Slightly more than one in four U.S. students do not reach the PISA baseline Level 2 in mathematics proficiency. This is a higher rate than other OECD countries and has remained unchanged since 2003.

The latest PISA report comes at a “crucial time,” OECD Secretary General Angel Gurria noted, because helping students develop skills that will lead to college and workplace success is critical, and faces challenges in the wake of ongoing economic struggles and tight school budgets.

The U.S. remained “fundamentally flat” compared with many other countries that have improved their PISA performances over the past decade, he said.

The report devotes a section to the impact the Common Core could have on students’ math performance, and implementing the Common Core math standards “would undoubtedly improve PISA results” in the U.S., Gurria said.

U.S. PISA performance is “straightforward and stark–it is a picture of educational stagnation,” U.S. Secretary of Education Arne Duncan said.

“The problem here is not that our 15-year-olds are performing worse today than before–the problem instead is that they’re simply not making progress.”

But students in other nations are advancing, and in a knowledge-based economy where education is the biggest key to success, “our students are basically losing ground,” Duncan added.

“The results show that American is falling well short of our aspirational goals for education,” he said. “Together, we have an amazing chance to learn from our colleagues across the globe and take to scale what we know makes a difference in our children’s lives.”

And while there is much focus on how the U.S. ranks, many policymakers and ed-tech note that it is key to look beyond the rankings and analyze what the PISA results mean for the U.S., and how lessons from other high-performing PISA nations can help U.S. education leaders improve education policies and practice.

“…There is valuable information in the PISA report beyond the rankings that we should not ignore, including the results of OECD research on the policies and practices that high-performing nations use in their successful efforts to improve student achievement. From this work, the United States can draw many lessons that can inform our efforts to advance student learning,” said Cheryl S. Williams, executive director of the Learning First Alliance [2], a partnership of 14 leading education associations, in a statement.

“What’s more important is what lessons we can learn about high performance,” said Bob Wise, president of the Alliance for Excellent Education [3] (AEE).

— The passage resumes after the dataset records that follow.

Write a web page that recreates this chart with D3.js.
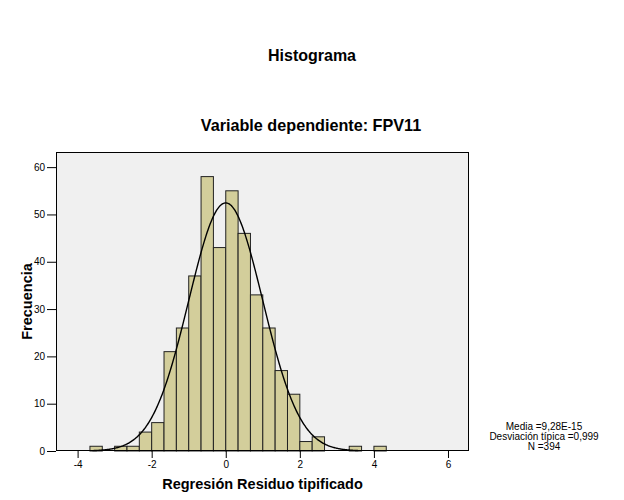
<!DOCTYPE html>
<html><head><meta charset="utf-8">
<script src="https://cdn.jsdelivr.net/npm/d3@7"></script>
<style>body{margin:0;background:#fff}svg{display:block;font-family:"Liberation Sans",Arial,sans-serif}</style>
</head><body>
<svg id="c" width="624" height="500"></svg>
<script>
// Bin edges (left edge) of width 1/3 and counts
const binWidth = 1/3;
const binStarts = [-11,-9,-8,-7,-6,-5,-4,-3,-2,-1,0,1,2,3,4,5,6,7,10,12].map(k=>k/3);
const binCounts = [1,1,1,4,6,21,26,37,58,43,55,46,33,26,17,12,2,3,1,1];
const xTicks = [-4,-2,0,2,4,6];
const yTicks = [0,10,20,30,40,50,60];
const stats = {mean:9.28e-15, sd:0.999, n:394};
const statLines = ["Media =9,28E-15","Desviación típica =0,999","N =394"];

const svg = d3.select("#c");
const L=56,R=469,T=152,B=451;
const x = d3.scaleLinear().domain([-4.583,6.567]).range([L,R]);
const y = d3.scaleLinear().domain([0,63.2]).range([B,T]);

svg.append("rect").attr("x",L).attr("y",T).attr("width",R-L).attr("height",B-T).attr("fill","#f0f0f0");

svg.append("g").selectAll("rect").data(binStarts.map((s,i)=>({s,c:binCounts[i]}))).join("rect")
  .attr("x",d=>x(d.s)).attr("width",d=>x(d.s+binWidth)-x(d.s))
  .attr("y",d=>y(d.c)).attr("height",d=>y(0)-y(d.c))
  .attr("fill","#d3ce9b").attr("stroke","#222").attr("stroke-width",1);

// normal curve
const pts=[];
for(let v=-3.6; v<=3.6; v+=0.02){
  const dens = stats.n*binWidth/(stats.sd*Math.sqrt(2*Math.PI))*Math.exp(-0.5*((v-stats.mean)/stats.sd)**2);
  pts.push([v,dens]);
}
svg.append("path").datum(pts).attr("fill","none").attr("stroke","#000").attr("stroke-width",1.4)
  .attr("d",d3.line().x(d=>x(d[0])).y(d=>y(d[1])).curve(d3.curveBasis));

svg.append("rect").attr("x",L+0.5).attr("y",T+0.5).attr("width",R-L-1).attr("height",B-T-1).attr("fill","none").attr("stroke","#000");

const xa = svg.append("g").attr("transform",`translate(0,${B})`)
  .call(d3.axisBottom(x).tickValues(xTicks).tickSize(7).tickPadding(3).tickFormat(d3.format("d")));
const ya = svg.append("g").attr("transform",`translate(${L},0)`)
  .call(d3.axisLeft(y).tickValues(yTicks).tickSize(9).tickPadding(2).tickFormat(d3.format("d")));
[xa,ya].forEach(g=>{g.select(".domain").remove();g.selectAll("text").attr("font-size",10).attr("font-family","Liberation Sans, Arial").attr("fill","#000");g.selectAll("line").attr("stroke","#000");});
xa.selectAll("text").text(d=>d<0?"-"+Math.abs(d):d);

svg.append("text").attr("x",312).attr("y",61).attr("text-anchor","middle").attr("font-size",16).attr("font-weight","bold").text("Histograma");
svg.append("text").attr("x",311).attr("y",131).attr("text-anchor","middle").attr("font-size",16.2).attr("font-weight","bold").text("Variable dependiente: FPV11");
svg.append("text").attr("x",(L+R)/2).attr("y",489).attr("text-anchor","middle").attr("font-size",14.5).attr("font-weight","bold").text("Regresión Residuo tipificado");
svg.append("text").attr("transform",`translate(32,${(T+B)/2}) rotate(-90)`).attr("text-anchor","middle").attr("font-size",14.5).attr("font-weight","bold").text("Frecuencia");

svg.append("g").selectAll("text").data(statLines).join("text")
  .attr("x",544).attr("y",(d,i)=>430+i*10.2).attr("text-anchor","middle").attr("font-size",10).text(d=>d);
</script>
</body></html>
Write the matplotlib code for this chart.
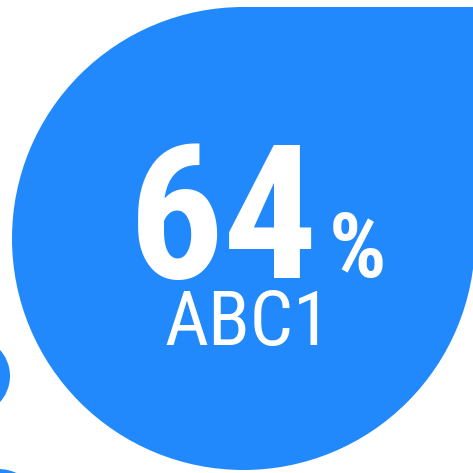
import matplotlib
matplotlib.use('Agg')
import matplotlib.pyplot as plt
from matplotlib.patches import Circle, Rectangle

# 數據
value = 64
unit = '%'
label = 'ABC1'

blue = '#2189FB'
fam = ['Roboto Condensed', 'Roboto']

fig = plt.figure(figsize=(4.73, 4.73), dpi=100)
ax = fig.add_axes([0, 0, 1, 1])
ax.set_xlim(0, 473)
ax.set_ylim(473, 0)
ax.axis('off')

# 水滴形狀: 圓 + 右上角方塊
cx, cy, r = 243.5, 238.5, 231.5
ax.add_patch(Circle((cx, cy), r, color=blue, lw=0))
ax.add_patch(Rectangle((cx, cy - r), 240, r, color=blue, lw=0))

# 邊緣露出的小圓
ax.add_patch(Circle((-29, 376), 39, color=blue, lw=0))
ax.add_patch(Circle((-2, 514), 45, color=blue, lw=0))

ax.text(129, 278, str(value), family=fam, fontweight='bold', fontsize=135,
        color='white', ha='left', va='baseline')
ax.text(329, 277, unit, family=fam, fontweight='bold', fontsize=65,
        color='white', ha='left', va='baseline')
ax.text(164, 345, label, family=fam, fontsize=55,
        color='white', ha='left', va='baseline')

fig.savefig('out.png', dpi=100)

Education leaders should examine “how high-performing nations use high-quality assessments and high academic standards to raise student learning outcomes,” he said.

AEE issued a report with four ways education leaders can use PISA results to inform U.S. policy and practice:

  1. States should develop and implement standards for student performance that include expectations that students can use knowledge to solve problems, think critically, and communicate effectively.
  2. States should adopt and implement assessments that measure deeper learning competencies.
  3. States and higher education institutions should revamp teacher preparation programs and professional development programs to ensure that teachers are prepared to enable students to develop deeper learning competencies.
  4. The federal government should support deeper learning through legislation and competitive grants.